TWENTY-six years since democracy was supposedly restored and media censorship ended, it is alarming to hear that Philippine President Benigno Simeon Aquino signed into law the Republic Act (RA) No. 10175
Cybercrime Prevention Act.

The Philippines Solidarity Network of Aotearoa (PSNA) joins the Filipino people in urging the Philippine Supreme Court to declare the Cybercrime law as unconstitutional.

Instead of signing a law that threatens anew not only the freedom of the press but the freedom of millions of ordinary citizens who utilize the internet, we call on Pres. Aquino to immediately pass the long overdue Freedom of Information Bill, Murray Horton, Secretary, Philippines Solidarity Network of Aotearoa (PSNA).

“We hope that when Pres. Aquino comes for his State visit to New Zealand on the 22nd October, he would come bearing good news that the Cybercrime law has been junked and the Freedom of Information Bill finally passed,” Horton said in a statement.

The Freedom of Information Bill must be passed if the Aquino government is serious about taking the righteous path. Allowing citizens to access information about their elected public officials is
crucial in ensuring accountability and promoting good governance, he said.

In New Zealand the Official Information Act has been in place for 30 years now.
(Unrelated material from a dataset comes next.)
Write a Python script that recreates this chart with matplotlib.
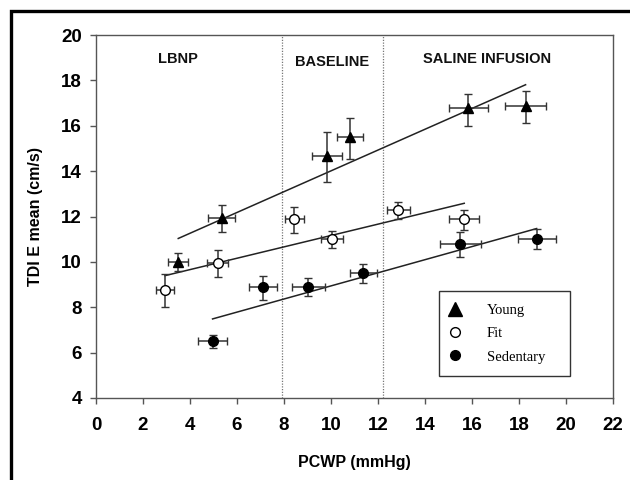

“With the Cybercrime law that includes online libel, we are concerned that the Filipino people’s freedom to express their views and criticize erring public officials is seriously threatened,” Horton said.
Journalists, anti-corruption crusaders and ordinary citizens who express strong views against corrupt politicians would be sanctioned for being cyber criminals.

With Aquino’s version of E-Martial Law, those in power may unjustly claim information exchanged in the Internet by to be libelous. Media censorship will be widespread again and ordinary citizens are now more
vulnerable of being charged with libel, he said.